* begin Entries provided *
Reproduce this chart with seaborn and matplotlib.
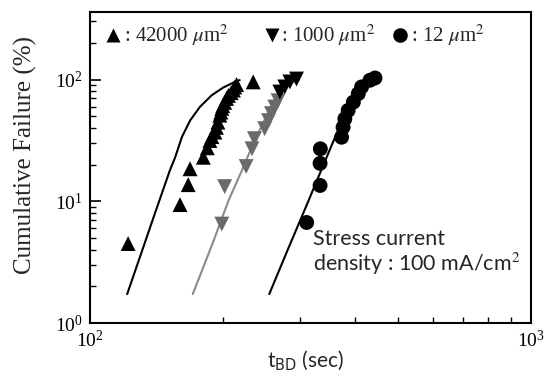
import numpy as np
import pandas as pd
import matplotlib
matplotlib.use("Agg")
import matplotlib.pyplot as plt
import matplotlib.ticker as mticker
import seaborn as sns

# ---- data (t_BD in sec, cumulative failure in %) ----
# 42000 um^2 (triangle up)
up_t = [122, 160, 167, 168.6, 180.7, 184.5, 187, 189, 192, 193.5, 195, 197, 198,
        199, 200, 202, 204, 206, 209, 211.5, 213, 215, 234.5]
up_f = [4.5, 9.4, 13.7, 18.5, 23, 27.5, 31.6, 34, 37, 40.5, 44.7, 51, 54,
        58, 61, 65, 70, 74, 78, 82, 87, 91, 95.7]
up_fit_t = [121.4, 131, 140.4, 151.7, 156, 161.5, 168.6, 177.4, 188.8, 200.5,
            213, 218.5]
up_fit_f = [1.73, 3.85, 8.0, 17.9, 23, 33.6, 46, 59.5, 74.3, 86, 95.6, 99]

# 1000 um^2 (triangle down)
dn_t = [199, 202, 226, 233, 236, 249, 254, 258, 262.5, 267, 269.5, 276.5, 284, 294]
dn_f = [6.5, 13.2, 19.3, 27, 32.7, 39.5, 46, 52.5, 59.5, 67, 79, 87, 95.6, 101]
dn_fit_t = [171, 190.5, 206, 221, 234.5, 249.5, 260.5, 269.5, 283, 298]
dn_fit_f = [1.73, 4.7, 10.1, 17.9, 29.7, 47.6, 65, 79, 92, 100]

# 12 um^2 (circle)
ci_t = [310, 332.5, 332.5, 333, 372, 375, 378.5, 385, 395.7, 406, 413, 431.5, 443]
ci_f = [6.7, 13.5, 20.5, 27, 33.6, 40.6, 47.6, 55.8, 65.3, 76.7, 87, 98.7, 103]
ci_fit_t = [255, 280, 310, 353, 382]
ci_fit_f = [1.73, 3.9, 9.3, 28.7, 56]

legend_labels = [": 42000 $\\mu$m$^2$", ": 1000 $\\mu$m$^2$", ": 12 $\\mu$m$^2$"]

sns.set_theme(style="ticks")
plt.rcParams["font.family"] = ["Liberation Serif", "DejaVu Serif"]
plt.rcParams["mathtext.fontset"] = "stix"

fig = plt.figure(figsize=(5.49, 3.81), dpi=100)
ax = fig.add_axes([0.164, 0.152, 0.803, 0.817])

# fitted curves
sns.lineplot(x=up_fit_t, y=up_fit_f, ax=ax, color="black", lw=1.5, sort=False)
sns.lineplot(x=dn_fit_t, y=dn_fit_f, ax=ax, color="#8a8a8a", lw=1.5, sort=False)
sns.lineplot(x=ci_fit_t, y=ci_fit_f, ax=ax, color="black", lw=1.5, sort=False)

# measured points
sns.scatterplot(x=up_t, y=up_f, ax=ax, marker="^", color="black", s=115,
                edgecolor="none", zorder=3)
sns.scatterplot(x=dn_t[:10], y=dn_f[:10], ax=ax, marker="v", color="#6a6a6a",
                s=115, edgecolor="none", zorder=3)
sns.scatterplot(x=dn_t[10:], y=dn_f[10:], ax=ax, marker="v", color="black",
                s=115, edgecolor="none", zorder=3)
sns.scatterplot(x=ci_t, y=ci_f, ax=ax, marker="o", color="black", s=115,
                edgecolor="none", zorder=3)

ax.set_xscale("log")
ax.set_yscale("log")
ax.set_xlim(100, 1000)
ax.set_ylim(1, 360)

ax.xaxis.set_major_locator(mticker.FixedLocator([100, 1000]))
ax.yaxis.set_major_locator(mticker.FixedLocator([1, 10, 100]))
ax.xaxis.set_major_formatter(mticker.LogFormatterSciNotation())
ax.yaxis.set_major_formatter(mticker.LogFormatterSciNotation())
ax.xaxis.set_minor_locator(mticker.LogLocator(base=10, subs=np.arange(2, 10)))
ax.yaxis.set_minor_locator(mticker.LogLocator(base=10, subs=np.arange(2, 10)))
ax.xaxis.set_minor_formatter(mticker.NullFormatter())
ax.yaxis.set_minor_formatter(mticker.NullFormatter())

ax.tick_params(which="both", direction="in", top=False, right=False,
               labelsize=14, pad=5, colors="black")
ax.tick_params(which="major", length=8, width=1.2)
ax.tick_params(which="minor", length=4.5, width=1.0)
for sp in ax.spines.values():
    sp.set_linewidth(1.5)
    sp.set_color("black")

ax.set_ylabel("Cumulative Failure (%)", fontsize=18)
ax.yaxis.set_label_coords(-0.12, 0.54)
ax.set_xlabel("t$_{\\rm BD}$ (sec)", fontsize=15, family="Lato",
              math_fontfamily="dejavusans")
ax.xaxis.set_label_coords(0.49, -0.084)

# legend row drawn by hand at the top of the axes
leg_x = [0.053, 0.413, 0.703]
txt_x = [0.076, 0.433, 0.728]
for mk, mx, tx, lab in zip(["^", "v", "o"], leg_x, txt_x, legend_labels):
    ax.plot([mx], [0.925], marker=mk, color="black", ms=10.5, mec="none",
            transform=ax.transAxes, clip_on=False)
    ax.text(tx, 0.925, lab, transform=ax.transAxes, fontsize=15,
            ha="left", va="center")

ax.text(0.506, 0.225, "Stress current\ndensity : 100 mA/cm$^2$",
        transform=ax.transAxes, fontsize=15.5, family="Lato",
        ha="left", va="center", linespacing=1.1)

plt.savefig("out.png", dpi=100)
* end Entries provided *
* begin Entries provided *
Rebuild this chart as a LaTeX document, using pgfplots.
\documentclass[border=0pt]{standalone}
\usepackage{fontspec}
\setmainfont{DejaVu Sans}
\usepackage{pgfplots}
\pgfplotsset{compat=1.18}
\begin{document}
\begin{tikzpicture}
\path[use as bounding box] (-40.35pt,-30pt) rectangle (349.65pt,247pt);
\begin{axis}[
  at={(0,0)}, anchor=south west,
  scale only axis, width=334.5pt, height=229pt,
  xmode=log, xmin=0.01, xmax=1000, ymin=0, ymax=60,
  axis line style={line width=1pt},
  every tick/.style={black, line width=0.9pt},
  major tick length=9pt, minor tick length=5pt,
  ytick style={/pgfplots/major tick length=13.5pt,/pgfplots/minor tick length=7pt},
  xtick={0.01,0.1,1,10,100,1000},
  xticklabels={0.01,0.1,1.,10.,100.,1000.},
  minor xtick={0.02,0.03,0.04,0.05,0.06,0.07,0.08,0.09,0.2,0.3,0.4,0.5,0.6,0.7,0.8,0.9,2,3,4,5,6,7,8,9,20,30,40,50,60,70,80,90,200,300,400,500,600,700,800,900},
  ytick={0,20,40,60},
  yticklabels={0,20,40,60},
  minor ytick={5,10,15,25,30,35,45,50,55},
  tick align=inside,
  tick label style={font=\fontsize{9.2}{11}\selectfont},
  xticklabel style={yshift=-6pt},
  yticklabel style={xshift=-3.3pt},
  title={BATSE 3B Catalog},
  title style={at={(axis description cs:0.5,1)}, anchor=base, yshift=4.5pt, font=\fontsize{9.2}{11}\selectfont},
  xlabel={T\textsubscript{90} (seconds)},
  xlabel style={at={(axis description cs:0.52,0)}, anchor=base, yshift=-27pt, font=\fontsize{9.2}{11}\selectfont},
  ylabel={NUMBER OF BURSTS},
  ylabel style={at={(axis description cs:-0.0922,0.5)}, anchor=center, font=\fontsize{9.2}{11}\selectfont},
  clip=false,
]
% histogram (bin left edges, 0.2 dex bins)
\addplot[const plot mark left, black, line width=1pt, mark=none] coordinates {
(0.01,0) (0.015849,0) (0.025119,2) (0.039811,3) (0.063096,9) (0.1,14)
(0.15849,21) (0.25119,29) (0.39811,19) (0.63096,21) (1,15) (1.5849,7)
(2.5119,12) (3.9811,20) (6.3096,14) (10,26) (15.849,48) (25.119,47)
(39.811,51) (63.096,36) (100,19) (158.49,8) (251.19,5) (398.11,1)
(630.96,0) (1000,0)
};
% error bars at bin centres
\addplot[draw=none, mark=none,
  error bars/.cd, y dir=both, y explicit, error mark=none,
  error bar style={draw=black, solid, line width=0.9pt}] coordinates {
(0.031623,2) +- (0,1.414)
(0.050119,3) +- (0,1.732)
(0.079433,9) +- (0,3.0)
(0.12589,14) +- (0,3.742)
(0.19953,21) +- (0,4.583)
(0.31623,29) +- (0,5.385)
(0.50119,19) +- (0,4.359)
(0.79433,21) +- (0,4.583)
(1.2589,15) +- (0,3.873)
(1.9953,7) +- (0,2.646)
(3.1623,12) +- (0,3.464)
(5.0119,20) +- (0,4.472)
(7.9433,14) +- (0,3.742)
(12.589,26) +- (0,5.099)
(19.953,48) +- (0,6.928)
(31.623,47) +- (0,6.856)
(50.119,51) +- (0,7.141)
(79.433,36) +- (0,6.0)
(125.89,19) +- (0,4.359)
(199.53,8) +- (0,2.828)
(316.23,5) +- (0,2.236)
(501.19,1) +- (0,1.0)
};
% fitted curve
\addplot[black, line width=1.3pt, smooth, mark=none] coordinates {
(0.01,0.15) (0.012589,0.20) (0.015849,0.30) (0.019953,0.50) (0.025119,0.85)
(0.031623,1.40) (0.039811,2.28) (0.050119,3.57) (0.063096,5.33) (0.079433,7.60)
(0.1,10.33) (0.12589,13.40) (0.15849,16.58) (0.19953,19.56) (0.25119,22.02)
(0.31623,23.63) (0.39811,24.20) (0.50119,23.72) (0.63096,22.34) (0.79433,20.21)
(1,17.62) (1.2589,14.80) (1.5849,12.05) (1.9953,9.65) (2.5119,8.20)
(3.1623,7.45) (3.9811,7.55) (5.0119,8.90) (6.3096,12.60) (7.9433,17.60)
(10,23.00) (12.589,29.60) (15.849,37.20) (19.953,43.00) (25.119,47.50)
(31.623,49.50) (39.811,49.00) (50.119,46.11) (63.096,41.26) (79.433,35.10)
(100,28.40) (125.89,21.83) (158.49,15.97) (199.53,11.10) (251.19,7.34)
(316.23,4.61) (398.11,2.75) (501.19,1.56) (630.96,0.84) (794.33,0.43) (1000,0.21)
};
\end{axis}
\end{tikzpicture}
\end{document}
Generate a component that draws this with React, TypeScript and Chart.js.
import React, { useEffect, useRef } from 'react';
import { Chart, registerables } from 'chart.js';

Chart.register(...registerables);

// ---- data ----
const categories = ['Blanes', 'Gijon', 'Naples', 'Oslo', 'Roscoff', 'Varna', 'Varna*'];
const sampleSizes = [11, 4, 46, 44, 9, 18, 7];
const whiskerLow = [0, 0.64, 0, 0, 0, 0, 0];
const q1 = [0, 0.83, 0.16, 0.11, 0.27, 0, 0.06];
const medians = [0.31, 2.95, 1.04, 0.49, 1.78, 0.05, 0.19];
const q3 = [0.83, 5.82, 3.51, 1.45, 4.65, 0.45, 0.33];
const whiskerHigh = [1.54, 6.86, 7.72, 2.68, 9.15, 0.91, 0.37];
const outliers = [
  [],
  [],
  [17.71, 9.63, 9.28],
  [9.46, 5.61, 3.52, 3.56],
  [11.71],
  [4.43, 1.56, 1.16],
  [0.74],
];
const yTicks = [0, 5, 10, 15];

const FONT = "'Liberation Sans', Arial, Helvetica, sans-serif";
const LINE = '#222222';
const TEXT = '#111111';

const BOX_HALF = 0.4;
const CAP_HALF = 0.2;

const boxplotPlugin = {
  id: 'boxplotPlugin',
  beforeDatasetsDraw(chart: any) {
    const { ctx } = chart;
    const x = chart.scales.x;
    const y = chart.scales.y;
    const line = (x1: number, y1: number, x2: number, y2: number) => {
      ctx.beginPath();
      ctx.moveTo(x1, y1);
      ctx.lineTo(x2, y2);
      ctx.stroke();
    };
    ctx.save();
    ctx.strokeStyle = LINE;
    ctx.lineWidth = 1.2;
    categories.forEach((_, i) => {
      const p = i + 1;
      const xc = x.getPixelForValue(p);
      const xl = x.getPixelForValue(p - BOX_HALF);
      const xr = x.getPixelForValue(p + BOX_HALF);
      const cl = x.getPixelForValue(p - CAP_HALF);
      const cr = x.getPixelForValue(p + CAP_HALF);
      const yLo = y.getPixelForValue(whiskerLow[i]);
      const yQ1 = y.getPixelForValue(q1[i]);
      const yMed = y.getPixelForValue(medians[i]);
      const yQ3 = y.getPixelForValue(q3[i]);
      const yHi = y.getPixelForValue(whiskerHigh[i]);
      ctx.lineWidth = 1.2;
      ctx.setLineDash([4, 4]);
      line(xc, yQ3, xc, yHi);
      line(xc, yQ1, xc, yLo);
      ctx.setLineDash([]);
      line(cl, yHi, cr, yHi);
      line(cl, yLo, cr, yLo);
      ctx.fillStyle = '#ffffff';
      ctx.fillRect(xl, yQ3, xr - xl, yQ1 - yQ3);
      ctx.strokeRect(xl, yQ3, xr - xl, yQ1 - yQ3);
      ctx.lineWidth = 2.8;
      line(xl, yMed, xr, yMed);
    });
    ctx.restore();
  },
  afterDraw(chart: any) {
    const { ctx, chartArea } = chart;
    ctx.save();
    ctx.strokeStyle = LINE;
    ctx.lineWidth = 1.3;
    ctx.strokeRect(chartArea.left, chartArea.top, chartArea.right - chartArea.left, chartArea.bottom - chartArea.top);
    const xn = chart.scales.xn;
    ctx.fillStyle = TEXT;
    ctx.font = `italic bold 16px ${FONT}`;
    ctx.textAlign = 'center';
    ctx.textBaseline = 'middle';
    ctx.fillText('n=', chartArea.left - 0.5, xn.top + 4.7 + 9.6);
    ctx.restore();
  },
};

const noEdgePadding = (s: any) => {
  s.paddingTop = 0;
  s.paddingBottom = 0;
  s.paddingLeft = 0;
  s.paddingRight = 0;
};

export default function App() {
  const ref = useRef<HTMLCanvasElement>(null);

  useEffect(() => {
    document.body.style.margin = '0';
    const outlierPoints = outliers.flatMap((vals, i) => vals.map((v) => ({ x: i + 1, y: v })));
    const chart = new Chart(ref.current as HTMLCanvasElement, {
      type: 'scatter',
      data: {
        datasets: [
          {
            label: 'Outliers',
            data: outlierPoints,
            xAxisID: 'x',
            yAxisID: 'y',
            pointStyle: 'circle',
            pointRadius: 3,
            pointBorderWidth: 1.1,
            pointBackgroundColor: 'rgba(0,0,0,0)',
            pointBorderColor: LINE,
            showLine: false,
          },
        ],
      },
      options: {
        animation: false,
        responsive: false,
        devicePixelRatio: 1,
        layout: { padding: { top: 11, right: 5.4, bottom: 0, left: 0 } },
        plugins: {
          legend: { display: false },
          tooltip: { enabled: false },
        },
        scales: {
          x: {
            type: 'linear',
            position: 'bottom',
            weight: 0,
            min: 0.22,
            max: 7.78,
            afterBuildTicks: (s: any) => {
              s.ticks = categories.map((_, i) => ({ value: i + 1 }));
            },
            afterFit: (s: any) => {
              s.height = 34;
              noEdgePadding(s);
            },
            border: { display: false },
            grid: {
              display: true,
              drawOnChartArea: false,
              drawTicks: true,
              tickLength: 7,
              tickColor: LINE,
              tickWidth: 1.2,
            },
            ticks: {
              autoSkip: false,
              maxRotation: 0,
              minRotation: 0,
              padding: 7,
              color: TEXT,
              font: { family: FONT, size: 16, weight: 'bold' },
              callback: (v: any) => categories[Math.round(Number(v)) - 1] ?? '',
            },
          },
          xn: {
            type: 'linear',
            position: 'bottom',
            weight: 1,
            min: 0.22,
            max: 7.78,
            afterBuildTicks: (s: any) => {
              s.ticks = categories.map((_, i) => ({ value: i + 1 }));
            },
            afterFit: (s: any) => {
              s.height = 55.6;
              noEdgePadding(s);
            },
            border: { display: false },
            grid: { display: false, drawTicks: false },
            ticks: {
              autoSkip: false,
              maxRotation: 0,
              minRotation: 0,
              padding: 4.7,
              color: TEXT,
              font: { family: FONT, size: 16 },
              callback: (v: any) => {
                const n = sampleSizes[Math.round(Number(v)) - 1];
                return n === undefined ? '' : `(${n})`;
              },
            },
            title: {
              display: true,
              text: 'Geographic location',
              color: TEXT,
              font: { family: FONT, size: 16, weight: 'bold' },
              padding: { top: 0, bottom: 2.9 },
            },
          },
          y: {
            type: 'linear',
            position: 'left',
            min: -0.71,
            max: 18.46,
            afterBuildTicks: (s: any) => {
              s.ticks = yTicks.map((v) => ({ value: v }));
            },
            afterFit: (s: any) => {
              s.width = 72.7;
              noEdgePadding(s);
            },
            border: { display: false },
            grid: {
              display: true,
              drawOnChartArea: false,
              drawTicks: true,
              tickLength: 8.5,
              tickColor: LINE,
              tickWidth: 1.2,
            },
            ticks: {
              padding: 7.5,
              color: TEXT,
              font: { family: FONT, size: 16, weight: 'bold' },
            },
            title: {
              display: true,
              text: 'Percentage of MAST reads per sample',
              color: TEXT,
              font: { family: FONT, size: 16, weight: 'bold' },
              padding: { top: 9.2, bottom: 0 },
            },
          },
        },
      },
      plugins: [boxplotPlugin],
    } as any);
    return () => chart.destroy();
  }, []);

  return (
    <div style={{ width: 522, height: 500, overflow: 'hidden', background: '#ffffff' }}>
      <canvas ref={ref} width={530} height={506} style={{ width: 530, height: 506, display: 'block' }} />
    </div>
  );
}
* end Entries provided *
* begin Entries provided *
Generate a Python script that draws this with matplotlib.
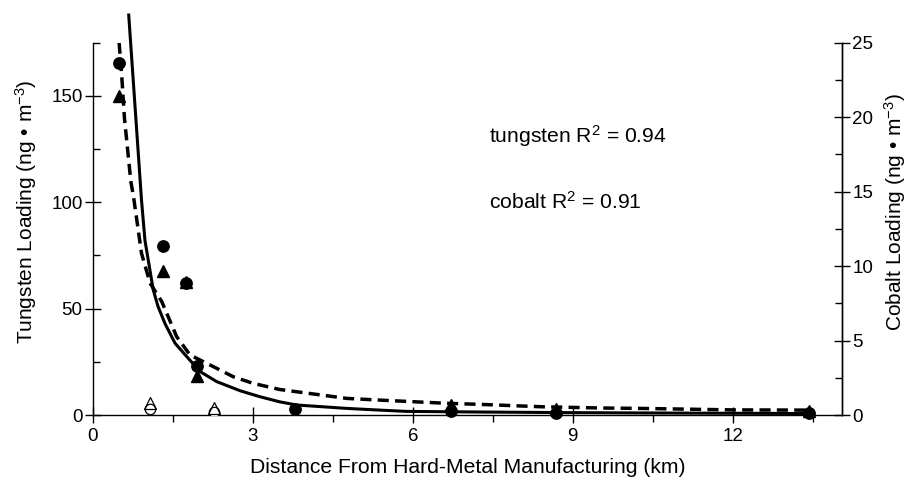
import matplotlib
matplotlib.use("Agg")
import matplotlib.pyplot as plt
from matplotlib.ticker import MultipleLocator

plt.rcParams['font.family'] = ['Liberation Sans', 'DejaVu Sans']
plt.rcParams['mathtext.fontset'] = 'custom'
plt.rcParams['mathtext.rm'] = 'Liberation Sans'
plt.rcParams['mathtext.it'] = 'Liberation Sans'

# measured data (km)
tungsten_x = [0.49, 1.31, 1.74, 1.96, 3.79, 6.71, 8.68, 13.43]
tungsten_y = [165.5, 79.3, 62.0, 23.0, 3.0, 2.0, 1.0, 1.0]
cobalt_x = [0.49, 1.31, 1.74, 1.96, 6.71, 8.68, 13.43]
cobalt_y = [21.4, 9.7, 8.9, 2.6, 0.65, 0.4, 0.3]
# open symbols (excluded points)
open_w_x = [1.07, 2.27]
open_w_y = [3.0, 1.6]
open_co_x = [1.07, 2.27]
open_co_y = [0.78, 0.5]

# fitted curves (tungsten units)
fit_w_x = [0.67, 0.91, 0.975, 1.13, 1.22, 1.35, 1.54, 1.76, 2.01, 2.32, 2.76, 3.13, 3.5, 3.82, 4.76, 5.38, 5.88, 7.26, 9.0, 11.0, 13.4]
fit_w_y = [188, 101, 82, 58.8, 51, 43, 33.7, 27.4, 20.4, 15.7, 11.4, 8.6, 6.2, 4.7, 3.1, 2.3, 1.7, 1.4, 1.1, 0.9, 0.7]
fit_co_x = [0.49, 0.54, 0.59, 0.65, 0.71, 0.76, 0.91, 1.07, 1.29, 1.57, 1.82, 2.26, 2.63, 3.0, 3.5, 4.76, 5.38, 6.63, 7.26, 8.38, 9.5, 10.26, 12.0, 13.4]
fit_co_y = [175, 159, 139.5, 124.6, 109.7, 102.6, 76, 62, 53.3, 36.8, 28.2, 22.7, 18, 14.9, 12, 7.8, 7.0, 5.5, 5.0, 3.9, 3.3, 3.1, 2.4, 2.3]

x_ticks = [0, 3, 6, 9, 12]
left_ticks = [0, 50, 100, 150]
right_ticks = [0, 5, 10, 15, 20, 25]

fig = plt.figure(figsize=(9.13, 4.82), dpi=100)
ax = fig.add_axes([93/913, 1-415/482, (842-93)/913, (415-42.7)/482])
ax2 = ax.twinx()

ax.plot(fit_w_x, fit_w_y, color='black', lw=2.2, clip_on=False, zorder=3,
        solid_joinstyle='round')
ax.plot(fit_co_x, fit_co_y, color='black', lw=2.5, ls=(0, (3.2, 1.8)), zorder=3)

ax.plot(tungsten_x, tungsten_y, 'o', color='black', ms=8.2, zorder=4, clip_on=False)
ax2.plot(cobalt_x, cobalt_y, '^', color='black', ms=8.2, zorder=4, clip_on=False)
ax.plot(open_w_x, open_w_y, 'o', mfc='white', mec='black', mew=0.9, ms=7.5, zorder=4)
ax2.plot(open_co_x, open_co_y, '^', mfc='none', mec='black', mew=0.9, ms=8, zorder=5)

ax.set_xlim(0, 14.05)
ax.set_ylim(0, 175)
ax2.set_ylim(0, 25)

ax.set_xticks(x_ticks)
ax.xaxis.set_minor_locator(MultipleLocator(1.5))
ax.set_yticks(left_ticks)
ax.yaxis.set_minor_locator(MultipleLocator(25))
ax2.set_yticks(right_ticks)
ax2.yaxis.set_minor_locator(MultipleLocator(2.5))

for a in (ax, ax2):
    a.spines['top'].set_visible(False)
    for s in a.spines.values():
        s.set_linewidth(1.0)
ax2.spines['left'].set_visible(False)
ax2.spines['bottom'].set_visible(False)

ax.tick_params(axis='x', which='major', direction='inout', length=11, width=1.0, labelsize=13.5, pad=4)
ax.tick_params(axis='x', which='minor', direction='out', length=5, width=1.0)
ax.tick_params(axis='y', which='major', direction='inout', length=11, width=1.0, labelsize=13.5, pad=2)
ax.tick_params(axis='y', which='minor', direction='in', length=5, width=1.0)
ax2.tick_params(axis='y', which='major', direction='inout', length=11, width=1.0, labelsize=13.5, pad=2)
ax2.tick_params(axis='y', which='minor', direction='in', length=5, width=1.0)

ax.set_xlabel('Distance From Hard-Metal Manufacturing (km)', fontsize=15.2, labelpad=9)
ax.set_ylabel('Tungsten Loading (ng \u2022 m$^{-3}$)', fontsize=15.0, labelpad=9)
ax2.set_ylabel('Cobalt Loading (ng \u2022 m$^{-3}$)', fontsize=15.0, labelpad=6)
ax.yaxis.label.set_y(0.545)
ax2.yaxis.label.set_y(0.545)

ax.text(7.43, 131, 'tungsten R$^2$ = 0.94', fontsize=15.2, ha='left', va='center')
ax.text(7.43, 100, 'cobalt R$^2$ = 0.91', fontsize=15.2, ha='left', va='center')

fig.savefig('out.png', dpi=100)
* end Entries provided *
■ Instruction:
Only the lines between the line with "Reproduce this chart" and the line with "import seaborn as sns", inclusive, should be reproduced, exactly as written and without pictures.

■ Completed exercise:
Reproduce this chart with seaborn and matplotlib.
import numpy as np
import pandas as pd
import matplotlib
matplotlib.use("Agg")
import matplotlib.pyplot as plt
import matplotlib.ticker as mticker
import seaborn as sns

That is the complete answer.